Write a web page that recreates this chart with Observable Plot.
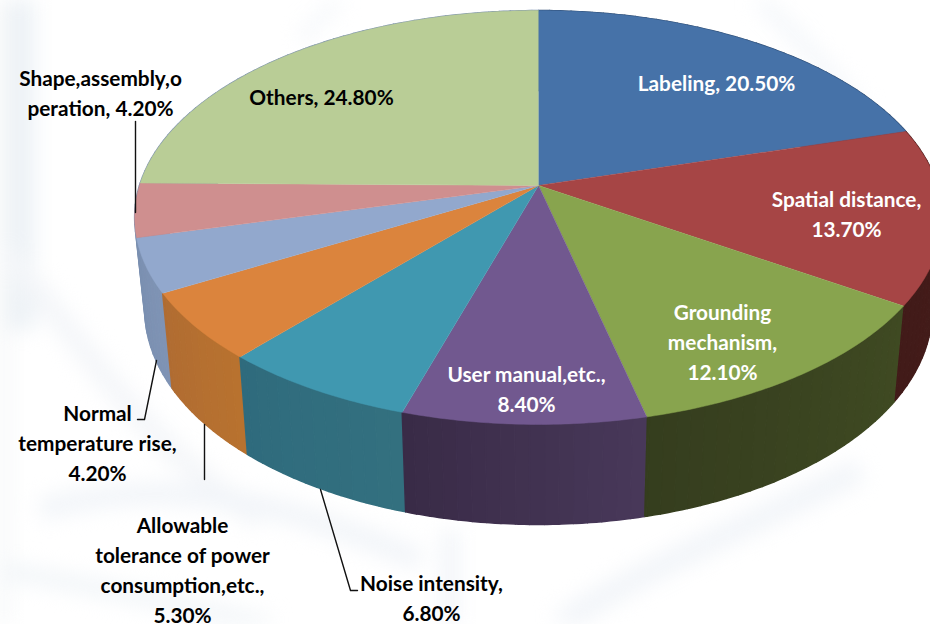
<!DOCTYPE html>
<html>
<head>
<meta charset="utf-8">
<script src="https://cdn.jsdelivr.net/npm/d3@7"></script>
<script src="https://cdn.jsdelivr.net/npm/@observablehq/plot@0.6"></script>
<style>
html,body{margin:0;padding:0;width:930px;height:624px;overflow:hidden;background:#fff}
#wash{position:absolute;left:0;top:0;width:930px;height:624px;filter:blur(10px)}
#wash path{fill:none}
#chart{position:absolute;left:0;top:0}
#chart svg{background:transparent;display:block}
</style>
</head>
<body>
<svg id="wash" viewBox="0 0 930 624">
  <path d="M22 0V330" stroke="#edf2f6" stroke-width="26"/>
  <path d="M4 0V624" stroke="#f0f3f5" stroke-width="8"/>
  <path d="M0 250C60 300 110 420 260 520" stroke="#f4f6f9" stroke-width="22"/>
  <path d="M40 510C180 470 300 510 420 560" stroke="#f2f5f9" stroke-width="22"/>
  <path d="M0 570C120 590 200 610 270 624" stroke="#f1f5f8" stroke-width="16"/>
  <path d="M760 0C790 30 830 70 860 110" stroke="#f3f6fa" stroke-width="14"/>
  <path d="M340 0C330 8 320 20 300 40" stroke="#f3f6fa" stroke-width="10"/>
  <path d="M560 624C640 570 720 540 860 470" stroke="#f2f5f9" stroke-width="24"/>
  <path d="M450 530V624" stroke="#f2f5f9" stroke-width="18"/>
</svg>
<div id="chart"></div>
<script>
// Data
const categories = ["Labeling","Spatial distance","Grounding mechanism","User manual,etc.","Noise intensity","Allowable tolerance of power consumption,etc.","Normal temperature rise","Shape,assembly,operation","Others"];
const shares = [20.5,13.7,12.1,8.4,6.8,5.3,4.2,4.2,24.8];
const labels = ["Labeling, 20.50%","Spatial distance,\n13.70%","Grounding\nmechanism,\n12.10%","User manual,etc.,\n8.40%","Noise intensity,\n6.80%","Allowable\ntolerance of power\nconsumption,etc.,\n5.30%","Normal\ntemperature rise,\n4.20%","Shape,assembly,o\nperation, 4.20%","Others, 24.80%"];

// Styles and layout
const topColors = ["#4672a8","#a64545","#88a44e","#71588f","#4098b0","#db843d","#92a8cd","#cf8f8f","#b9cd96"];
const wallFrom = ["#2c4a70","#451d1b","#3f4a22","#483859","#33707f","#b8722f","#7f93b4","#7a8fb0","#7a8fb0"];
const wallTo   = ["#2c4a70","#421b19","#353d1e","#392b47","#2f6b7d","#b06c32","#7a8fb0","#7a8fb0","#7a8fb0"];
const textColors = ["#fff","#fff","#fff","#fff","#000","#000","#000","#000","#000"];
const labelX = [716,846,722,526,431,182,97,100,321];
const labelY = [81,211.5,339.5,386.5,595.5,568,440.5,91,95];
const leaders = [
  [[135,121],[135,212]],
  [[156,360],[144,419],[137,419]],
  [[204,424],[204,479]],
  [[320,489],[350,590],[357,590]]
];

// Perspective model of the pie
const cx = 538, cy = 185, rx = 399, ry = 202, tilt = 0.1546, shrink = 0.975;
function topPoint(p) {
  const t = p / 100 * 2 * Math.PI, u = Math.sin(t), s = -Math.cos(t), w = 1 - tilt * s;
  return {x: cx + rx * u / w, y: cy + ry * s / w, s};
}
function bottomPoint(p) {
  const a = topPoint(p);
  return {x: cx + shrink * (a.x - cx), y: a.y + 90 + 10 * a.s};
}

const step = 0.2, wallStep = 0.5;
const topRows = [], wallQuads = [];
let start = 0;
shares.forEach((v, i) => {
  const stops = d3.range(start, start + v, step).concat(start + v);
  topRows.push({x: cx, y: cy, id: i, fill: topColors[i]});
  stops.forEach(p => topRows.push({...topPoint(p), id: i, fill: topColors[i]}));
  const edges = d3.range(start, start + v, wallStep).concat(start + v);
  const mix = d3.interpolateRgb(wallFrom[i], wallTo[i]);
  for (let k = 0; k + 1 < edges.length; k++) {
    const a = edges[k], b = edges[k + 1], id = `${i}-${k}`;
    const fill = d3.color(mix(k / Math.max(1, edges.length - 2))).formatHex();
    const span = d3.range(a, b, step).concat(b);
    wallQuads.push({
      depth: topPoint((a + b) / 2).s,
      rows: [...span.map(topPoint), ...span.slice().reverse().map(bottomPoint)].map(q => ({x: q.x, y: q.y, id, fill}))
    });
  }
  start += v;
});
// back-to-front, so a nearer wall covers a farther one
const wallRows = wallQuads.sort((a, b) => a.depth - b.depth).flatMap(q => q.rows);
const leaderRows = leaders.flatMap((l, id) => l.map(([x, y]) => ({x, y, id})));
const labelRows = labels.map((text, i) => ({text, x: labelX[i], y: labelY[i], color: textColors[i], name: categories[i]}));

const chart = Plot.plot({
  width: 930, height: 624,
  margin: 0,
  style: {background: "transparent"},
  x: {domain: [0, 930], range: [0, 930], axis: null},
  y: {domain: [0, 624], range: [0, 624], axis: null},
  color: {type: "identity"},
  marks: [
    Plot.line(wallRows, {x: "x", y: "y", z: "id", fill: "fill", stroke: "fill", strokeWidth: 1.5, strokeLinejoin: "round"}),
    Plot.line(topRows, {x: "x", y: "y", z: "id", fill: "fill", stroke: "fill", strokeWidth: 0.5}),
    Plot.line(leaderRows, {x: "x", y: "y", z: "id", stroke: "#111", strokeWidth: 1.4}),
    Plot.text(labelRows, {x: "x", y: "y", text: "text", fill: "color", fontSize: 20.8, fontWeight: 700, fontFamily: "Lato, 'Open Sans', sans-serif", lineHeight: 1.44, textAnchor: "middle", lineAnchor: "middle"})
  ]
});
document.getElementById("chart").appendChild(chart);
</script>
</body>
</html>
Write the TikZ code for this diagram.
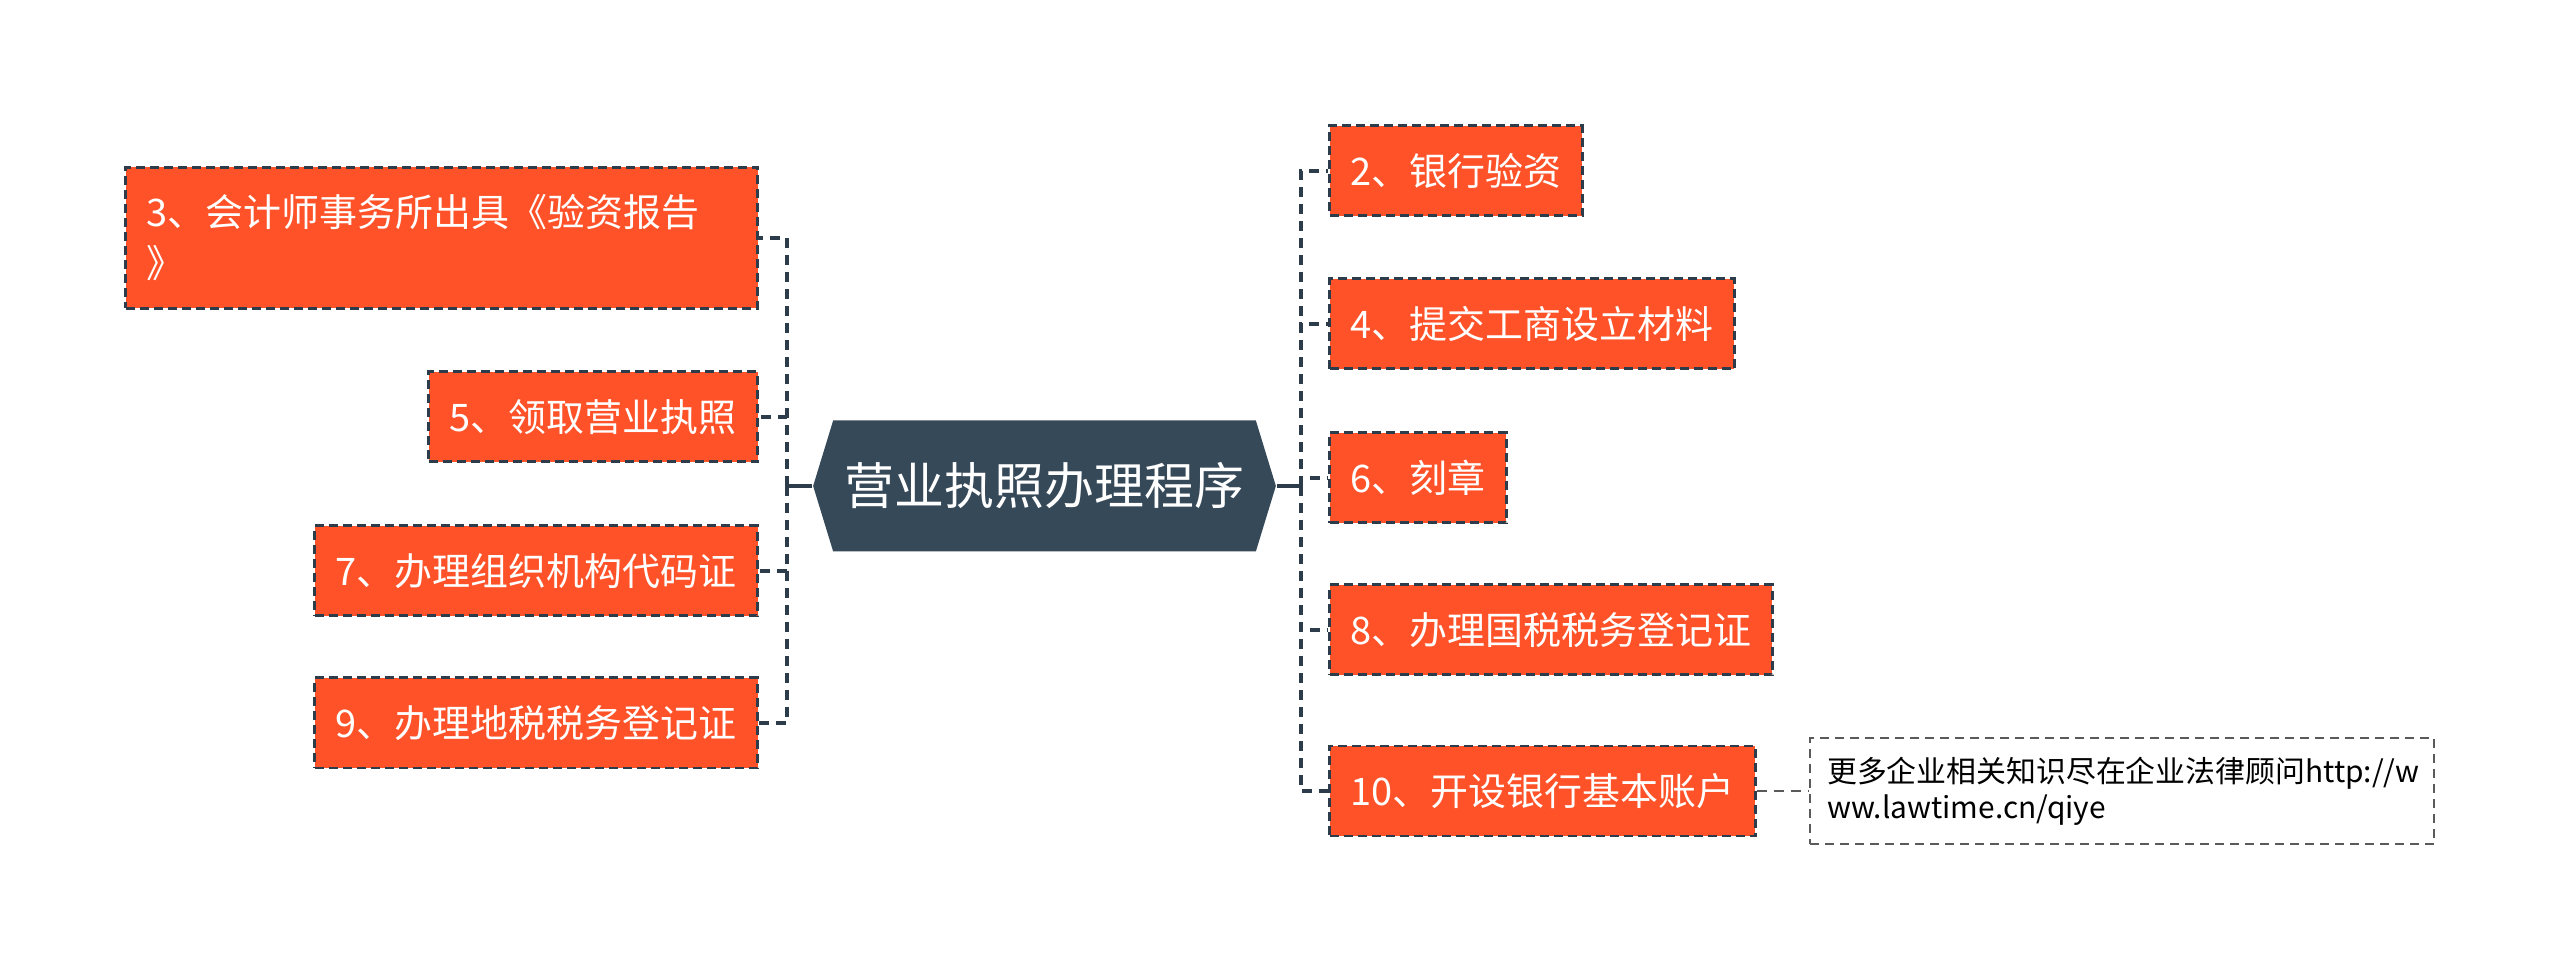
\documentclass[tikz,border=0pt]{standalone}
\usepackage{fontspec}
\setmainfont{Noto Sans CJK SC}
\usetikzlibrary{shapes.symbols}
\definecolor{slate}{RGB}{54,73,89}
\definecolor{tomato}{RGB}{255,82,41}
\definecolor{edge}{RGB}{45,60,75}
\definecolor{notegray}{RGB}{90,90,90}

\begin{document}
\begin{tikzpicture}[
  task/.style={draw=edge,line width=0.85pt,dash pattern=on 0.9mm off 0.5mm,
    fill=tomato,text=white,font=\fontsize{10.8}{14.5}\selectfont,
    inner xsep=0.21cm,inner ysep=0pt,minimum height=0.9cm},
  link/.style={draw=edge,line width=0.95pt,dash pattern=on 1mm off 0.7mm}]
\useasboundingbox (0,0) rectangle (25.6,-9.71);
% centre
\node[signal,signal to=east and west,signal pointer angle=146,fill=slate,
  minimum width=4.61cm,minimum height=1.31cm,text=white,
  font=\fontsize{14.2}{17}\selectfont] (root) at (10.445,-4.86) {营业执照办理程序};
% left side
\node[task,anchor=east,text width=5.9cm,align=left,minimum height=1.41cm]
  (n3) at (7.59,-2.38) {3、会计师事务所出具《验资报告\\》};
\node[task,anchor=east] (n5) at (7.59,-4.17) {5、领取营业执照};
\node[task,anchor=east] (n7) at (7.59,-5.71) {7、办理组织机构代码证};
\node[task,anchor=east] (n9) at (7.59,-7.23) {9、办理地税税务登记证};
% right side
\node[task,anchor=west] (n2) at (13.28,-1.71) {2、银行验资};
\node[task,anchor=west] (n4) at (13.28,-3.24) {4、提交工商设立材料};
\node[task,anchor=west] (n6) at (13.28,-4.78) {6、刻章};
\node[task,anchor=west] (n8) at (13.28,-6.30) {8、办理国税税务登记证};
\node[task,anchor=west] (n10) at (13.28,-7.91) {10、开设银行基本账户};
\node[draw=notegray,line width=0.7pt,dash pattern=on 0.9mm off 0.6mm,fill=white,
  text=black,font=\fontsize{8.5}{10.2}\selectfont,text width=5.9cm,align=left,
  minimum height=1.06cm,inner xsep=0.17cm,anchor=west]
  (note) at (18.09,-7.91) {更多企业相关知识尽在企业法律顾问http://w\\ww.lawtime.cn/qiye};
% connectors
\coordinate (lbus) at (7.87,-4.86);
\coordinate (rbus) at (13.01,-4.86);
\draw[edge,line width=0.95pt] (root.west) -- (lbus);
\draw[edge,line width=0.95pt] (root.east) -- (rbus);
\foreach \n in {n3,n5,n7,n9}
  \draw[link] (lbus) |- (\n.east);
\foreach \n in {n2,n4,n6,n8,n10}
  \draw[link] (rbus) |- (\n.west);
\draw[link,draw=notegray,line width=0.7pt] (n10.east) -- (note.west);
\end{tikzpicture}
\end{document}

═══

SET TASK – Find and count the lines of the data that include the string "Write", and report that figure by itself.

EXERCISE SOLUTION – 2